Investing.com - The dollar fell against a currency basket on Thursday after the third Federal Reserve rate cut this year, as investors took indications of a potential pause in the easing cycle with a pinch of salt.
In lowering its key overnight lending rate by a quarter of a percentage point to a target range of between 1.50% and 1.75% the U.S. central bank dropped a previous reference in its policy statement that it "will act as appropriate" to sustain the economic expansion - language that was considered a sign for future cuts.
The lack of a clear indication from the Fed that it is done with easing for now was seen as less hawkish than expected, sending the dollar lower.

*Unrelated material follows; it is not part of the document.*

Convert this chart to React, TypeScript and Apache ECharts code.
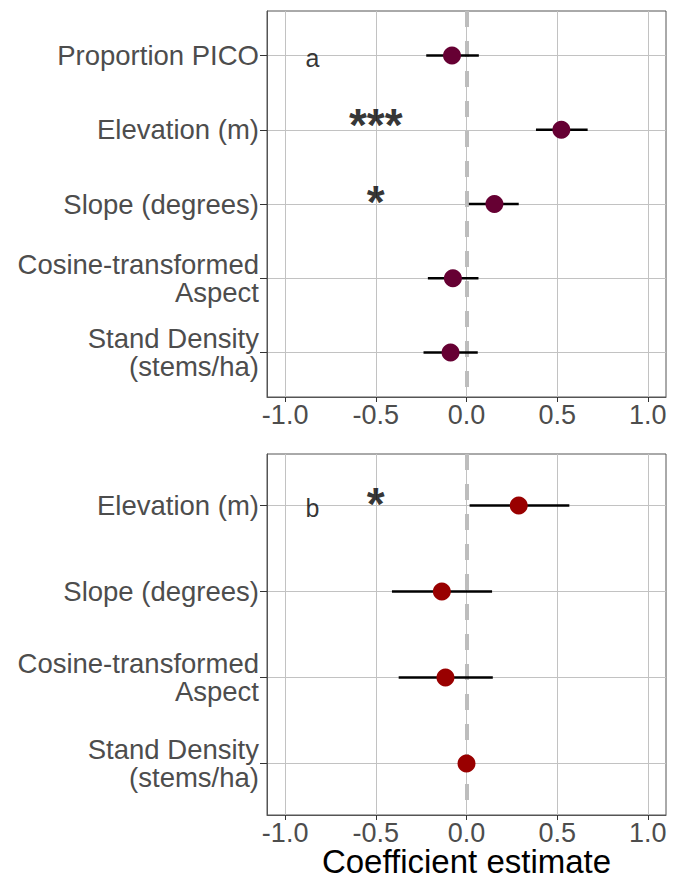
import React, { useEffect, useRef } from "react";
import * as echarts from "echarts";

const catsA = ["Proportion PICO", "Elevation (m)", "Slope (degrees)", "Cosine-transformed\nAspect", "Stand Density\n(stems/ha)"];
const estA = [-0.08, 0.523, 0.154, -0.075, -0.088];
const loA = [-0.222, 0.383, 0.013, -0.213, -0.237];
const hiA = [0.068, 0.668, 0.288, 0.066, 0.062];

const catsB = ["Elevation (m)", "Slope (degrees)", "Cosine-transformed\nAspect", "Stand Density\n(stems/ha)"];
const estB = [0.288, -0.136, -0.116, 0.0];
const loB = [0.017, -0.411, -0.374, -0.002];
const hiB = [0.567, 0.141, 0.145, 0.002];

const xTicks = [-1, -0.5, 0, 0.5, 1];
const refValue = 0;

// annotations: [x, row, text]
const annA: [number, number, string][] = [[-0.85, 1, "a"], [-0.5, 2, "***"], [-0.5, 3, "*"]];
const annB: [number, number, string][] = [[-0.85, 1, "b"], [-0.5, 1, "*"]];

const FONT = "'Liberation Sans', Arial, sans-serif";
const TXT = "#4d4d4d";

export default function App() {
  const ref = useRef<HTMLDivElement>(null);
  useEffect(() => {
    document.body.style.margin = "0";
    const chart = echarts.init(ref.current!, null, { renderer: "svg" });

    const mkX = (idx: number, withName: boolean) => ({
      type: "value",
      gridIndex: idx,
      min: -1.1,
      max: 1.1,
      axisLine: { show: true, onZero: false, lineStyle: { color: "#555", width: 1 } },
      axisTick: { show: true, length: 5, lineStyle: { color: "#333" }, customValues: xTicks },
      axisLabel: {
        customValues: xTicks,
        formatter: (v: number) => v.toFixed(1),
        fontSize: 27,
        lineHeight: 22,
        color: TXT,
        fontFamily: FONT,
        margin: 7,
      },
      splitLine: { show: true, lineStyle: { color: "#c2c2c2", width: 1 } },
      name: withName ? "Coefficient estimate" : "",
      nameLocation: "middle",
      nameGap: 33,
      nameMoveOverlap: false,
      nameTextStyle: { fontSize: 33, lineHeight: 26, color: "#000", fontFamily: FONT },
    });

    const mkY = (idx: number, cats: string[]) => {
      const vals = cats.map((_, i) => i + 1);
      return {
        type: "value",
        gridIndex: idx,
        inverse: true,
        min: 0.4,
        max: cats.length + 0.6,
        axisLine: { show: true, onZero: false, lineStyle: { color: "#555", width: 1 } },
        axisTick: { show: true, length: 7, lineStyle: { color: "#333" }, customValues: vals },
        axisLabel: {
          customValues: vals,
          formatter: (v: number) => cats[Math.round(v) - 1] ?? "",
          fontSize: 27.5,
          lineHeight: 28,
          color: TXT,
          fontFamily: FONT,
          margin: 8,
          align: "right",
        },
        splitLine: { show: true, lineStyle: { color: "#c2c2c2", width: 1 } },
      };
    };

    const errSeries = (idx: number, lo: number[], hi: number[]) => ({
      type: "custom",
      xAxisIndex: idx,
      yAxisIndex: idx,
      z: 6,
      silent: true,
      data: lo.map((l, i) => [l, hi[i], i + 1]),
      encode: { x: [0, 1], y: 2 },
      renderItem: (params: any, api: any) => {
        const y = api.value(2);
        const p1 = api.coord([api.value(0), y]);
        const p2 = api.coord([api.value(1), y]);
        return {
          type: "line",
          shape: { x1: p1[0], y1: p1[1], x2: p2[0], y2: p2[1] },
          style: { stroke: "#000", lineWidth: 2.5 },
        };
      },
      markLine: {
        silent: true,
        symbol: ["none", "none"],
        label: { show: false },
        lineStyle: { type: [16, 14], color: "#bdbdbd", width: 4 },
        data: [{ xAxis: refValue }],
      },
    });

    const ptSeries = (idx: number, est: number[], color: string) => ({
      type: "scatter",
      xAxisIndex: idx,
      yAxisIndex: idx,
      z: 7,
      symbolSize: 18,
      itemStyle: { color, opacity: 1 },
      data: est.map((e, i) => [e, i + 1]),
    });

    const annSeries = (idx: number, ann: [number, number, string][]) => ({
      type: "scatter",
      xAxisIndex: idx,
      yAxisIndex: idx,
      z: 8,
      symbolSize: 1,
      itemStyle: { color: "rgba(0,0,0,0)" },
      data: ann.map((a) => {
        const star = a[2].includes("*");
        const triple = a[2].length > 1;
        return {
          value: [a[0], a[1]],
          label: {
            show: true,
            position: "inside",
            formatter: a[2],
            fontSize: star ? 46 : 25,
            fontWeight: star ? "bold" : "normal",
            color: "#000",
            fontFamily: FONT,
            offset: star ? [0, triple ? -5 : -2] : [0, 2],
          },
        };
      }),
    });

    chart.setOption({
      animation: false,
      backgroundColor: "#fff",
      grid: [
        { left: 267, right: 15, top: 11, height: 386, show: true, borderColor: "#555", borderWidth: 1, outerBoundsMode: "none" },
        { left: 267, right: 15, top: 454, height: 361, show: true, borderColor: "#555", borderWidth: 1, outerBoundsMode: "none" },
      ],
      xAxis: [mkX(0, false), mkX(1, true)],
      yAxis: [mkY(0, catsA), mkY(1, catsB)],
      series: [
        errSeries(0, loA, hiA),
        ptSeries(0, estA, "#660033"),
        annSeries(0, annA),
        errSeries(1, loB, hiB),
        ptSeries(1, estB, "#990000"),
        annSeries(1, annB),
      ],
    });
    return () => chart.dispose();
  }, []);
  return <div ref={ref} style={{ width: 681, height: 881 }} />;
}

"The new, slightly shorter, statement tries to keep their options open and puts them back into a data-dependent mode, but circumstances could mean that they have less optionality than they think," said Tim Foster, portfolio manager at Fidelity International in London.
The U.S. dollar index was down 0.3% at 97.11 by 04:33 AM ET (08:33 GMT), its lowest level in a week.
The euro was up 0.14% to 1.1164, while the greenback last traded at 108.61 yen, 0.2% lower on the day.
The dollar was pressured lower against the safe-haven yen by the news that Chile has withdrawn as host of an APEC summit in November where the U.S. and China had been expected to take major steps towards resolving their protracted trade war.
Hopes that the world's largest economies would soon agree on a partial deal has boosted risk appetite this week.
“The fact that Chile has cancelled the mid-November APEC Summit should not be a deal breaker for the U.S. and China to reach a truce," said Tai Hui, Asia chief market strategist at JPMogan Asset Management in Hong Kong.
"If the two sides were genuinely willing to reach an interim deal before mid-December, when the next scheduled hike in tariff on Chinese exports is due to take place, they will find a venue to get the deal done."
The Bank of Japan kept its monetary policy steady on Thursday but introduced new forward guidance to more clearly signal the future chance of a rate cut, underlining its concern over global economic risks.
The British pound pushed higher after Prime Minister Boris Johnson won parliamentary approval on Wednesday to hold a general election in December.